Here are a few tools you can use, in the classroom, the boardroom, or your own family:


  • Lead with respect. Start with, “I appreciate you sharing that,” or “I can see why you might feel that way.” It signals safety.

  • Ask, don’t assume. “Can you walk me through how you came to that conclusion?” is more powerful than “That’s wrong.”

  • Reflect what you hear. “So if I understand, you’re saying…” shows that you’re listening, and helps them hear themselves more clearly too.

  • Stay grounded. You’re not trying to win. You’re trying to connect. That shift changes everything.


Why Social Emotional Learning (SEL) Is the Secret Ingredient

This skill, disagreeing without disrespect, isn’t just for adults. It’s something children can and must learn early.


Social emotional learning teaches students the building blocks that make constructive disagreement possible:


  • Self-awareness to recognize their own emotional triggers.

  • Empathy to see the human behind an opposing view.

  • Self-management to stay calm and curious instead of reactive.

  • Relationship skills to express disagreement while preserving trust.

  • Responsible decision-making to weigh ideas instead of rejecting them outright.


When kids learn how to pause, listen, and understand before they respond, they grow into adults who can navigate differences without destroying connection. And that’s not just a communication skill, that’s a life skill.


he Goal Isn’t to Win. It’s to Grow.

Changing someone’s mind isn’t about louder arguments or sharper logic.

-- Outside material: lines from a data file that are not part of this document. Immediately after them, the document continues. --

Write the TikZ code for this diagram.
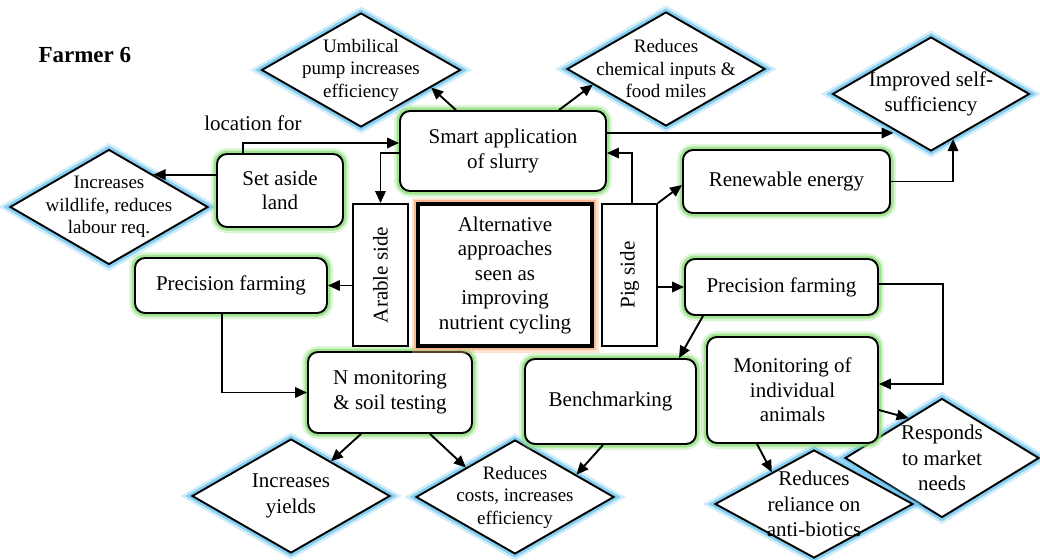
\documentclass[tikz,border=0pt]{standalone}
\usepackage{fontspec}
\setmainfont{Liberation Serif}
\usetikzlibrary{shapes.geometric,arrows.meta}
\definecolor{glowgreen}{HTML}{8EDF78}
\definecolor{glowblue}{HTML}{6CC4F0}
\definecolor{gloworange}{HTML}{F8B080}
\tikzset{
  bigfont/.style={font=\fontsize{21}{24.5}\selectfont},
  smalltext/.style={align=center, font=\fontsize{19}{22.5}\selectfont},
  bigtext/.style={align=center, font=\fontsize{21}{25.5}\selectfont},
  box/.style={draw, line width=1.9pt, rounded corners=10pt, fill=white, align=center, bigfont, inner sep=0pt,
    preaction={draw=glowgreen, line width=12pt, opacity=0.3},
    preaction={draw=glowgreen, line width=7pt, opacity=0.75}},
  dia/.style={shape=diamond, draw, line width=1.9pt, fill=white, inner sep=0pt,
    preaction={draw=glowblue, line width=12pt, opacity=0.3},
    preaction={draw=glowblue, line width=7pt, opacity=0.75}},
  side/.style={draw, line width=1.9pt, fill=white, inner sep=0pt, bigfont},
  arr/.style={line width=1.9pt, -{Triangle[length=12pt,width=10.5pt]}}
}
\begin{document}
\begin{tikzpicture}[x=1pt,y=-1pt]
\fill[white] (0,0) rectangle (1040,559);
\useasboundingbox (0,0) rectangle (1040,559);

\node[font=\fontsize{23}{27}\selectfont\bfseries, anchor=west] (farmer) at (35,55) {Farmer 6};

% diamonds
\node[dia, minimum width=199pt, minimum height=114pt, label={[smalltext]center:{Umbilical\\pump increases\\efficiency}}] (umb) at (361,70) {};
\node[dia, minimum width=198pt, minimum height=114pt, label={[smalltext]center:{Reduces\\chemical inputs \&\\food miles}}] (chem) at (666,69) {};
\node[dia, minimum width=197pt, minimum height=114pt, label={[bigtext]center:{Improved self-\\sufficiency}}] (impr) at (931,94) {};
\node[dia, minimum width=198pt, minimum height=115pt, label={[smalltext]center:{Increases\\wildlife, reduces\\labour req.}}] (wild) at (109,207) {};
\node[dia, minimum width=198pt, minimum height=114pt, label={[bigtext]center:{Increases\\yields}}] (yields) at (291,496) {};
\node[dia, minimum width=198pt, minimum height=114pt, label={[smalltext]center:{Reduces\\costs, increases\\efficiency}}] (costs) at (515,497) {};
\node[dia, minimum width=194pt, minimum height=119pt, label={[bigtext]center:{Responds\\to market\\needs}}] (responds) at (942,458) {};
\node[dia, minimum width=198pt, minimum height=108pt, label={[bigtext]center:{Reduces\\reliance on\\anti-biotics}}] (reliance) at (814,504) {};

% boxes
\node[box, minimum width=206pt, minimum height=80pt] (smart) at (503,151) {Smart application\\of slurry};
\node[box, minimum width=126pt, minimum height=73pt] (setaside) at (280,190.5) {Set aside\\land};
\node[box, minimum width=207pt, minimum height=63pt] (renew) at (786.5,181.5) {Renewable energy};
\node[box, minimum width=192pt, minimum height=55pt] (precL) at (231,285.5) {Precision farming};
\node[box, minimum width=193pt, minimum height=56pt] (precR) at (781.5,287) {Precision farming};
\node[box, minimum width=164pt, minimum height=81pt] (nmon) at (390,392.5) {N monitoring\\\& soil testing};
\node[box, minimum width=171pt, minimum height=85pt] (bench) at (610.5,401.5) {Benchmarking};
\node[box, minimum width=171pt, minimum height=106pt] (monit) at (792.5,390) {Monitoring of\\individual\\animals};

% centre
\node[draw, line width=3.5pt, fill=white, minimum width=174pt, minimum height=142pt, bigfont, align=center, inner sep=0pt,
  preaction={draw=gloworange, line width=13pt, opacity=0.35},
  preaction={draw=gloworange, line width=8pt, opacity=0.8}] (central) at (505,275) {Alternative\\approaches\\seen as\\improving\\nutrient cycling};
\node[side, minimum width=55pt, minimum height=142pt] (arable) at (380.5,275) {\rotatebox{90}{Arable side}};
\node[side, minimum width=55pt, minimum height=142pt] (pig) at (629.5,275) {\rotatebox{90}{Pig side}};

\node[bigfont] (loclabel) at (253,123) {location for};

% connectors
\draw[arr] ([xshift=-37]setaside.north) |- ([yshift=8]smart.west);
\draw[arr] ([yshift=-2]smart.west) -| (arable.north);
\draw[arr] (setaside.west |- wild.36) -- (wild.36);
\draw[arr] (arable.west |- precL.east) -- (precL.east);
\draw[arr] ([xshift=-9]precL.south) |- (nmon.west);
\draw[arr] ([xshift=-29]nmon.south) -- (yields.41);
\draw[arr] ([xshift=40]nmon.south) -- (costs.149);
\draw[arr] ([xshift=-7.5]bench.south) -- (costs.20);
\draw[arr] ([xshift=-78.5]precR.south) -- ([xshift=68.5]bench.north);
\draw[arr] ([yshift=3]precR.east) -- ++(64,0) |- ([yshift=6]monit.east);
\draw[arr] ([yshift=-20]monit.east) -- (responds.130);
\draw[arr] ([xshift=-35.5]monit.south) -- (reliance.143);
\draw[arr] ([xshift=2.5]pig.north) |- ([yshift=-2]smart.east);
\draw[arr] (pig.north east) -- ([yshift=-3.5]renew.west);
\draw[arr] (pig.east |- precR.west) -- (precR.west);
\draw[arr] ([xshift=-47]smart.north) -- (umb.346);
\draw[arr] ([xshift=56]smart.north) -- (chem.192);
\draw[arr] ([yshift=18]smart.east) -- ([yshift=18]smart.east -| impr.224);
\draw[arr] (renew.east) -| (impr.296);
\end{tikzpicture}
\end{document}
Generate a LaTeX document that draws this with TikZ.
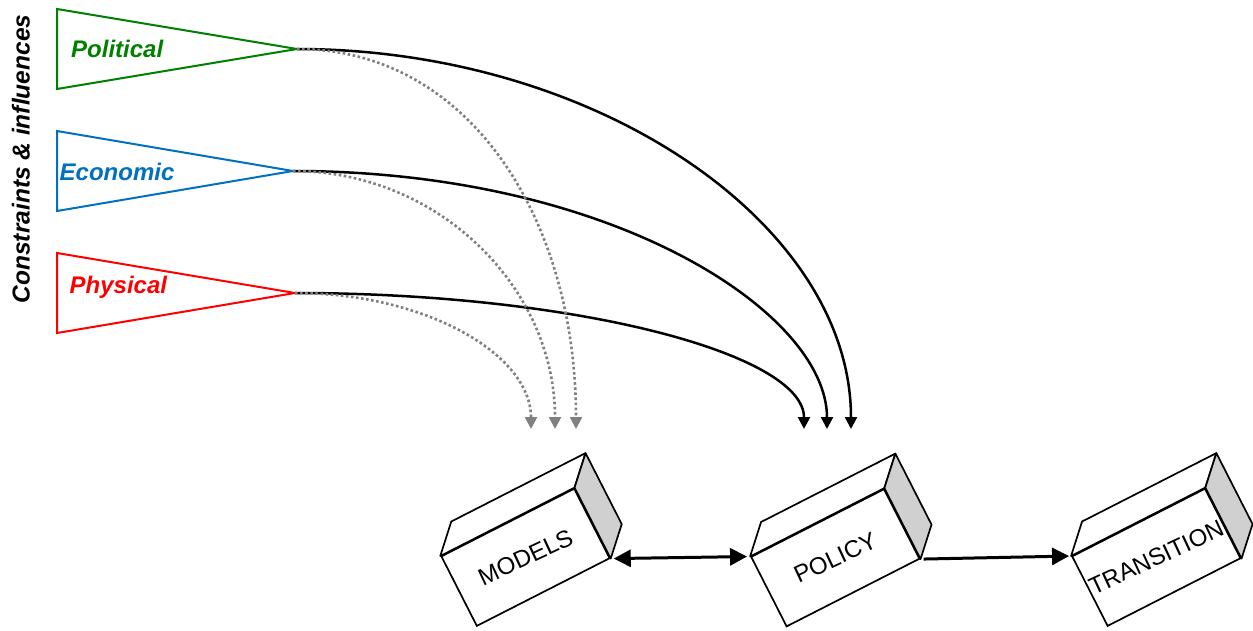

It’s about creating a space where reflection can happen, and that starts with respect.


So next time you find yourself in a disagreement, try this:

Pause.
Ask a question.
Listen without loading your response.
And remember, the shift you’re hoping for might not happen in this conversation. It might happen days or weeks later, when they replay your words and start to wonder if there’s another way to see it.

That’s how minds change. That’s how relationships stay intact. And that’s how we build a world where disagreement isn’t dangerous, it’s an invitation to grow.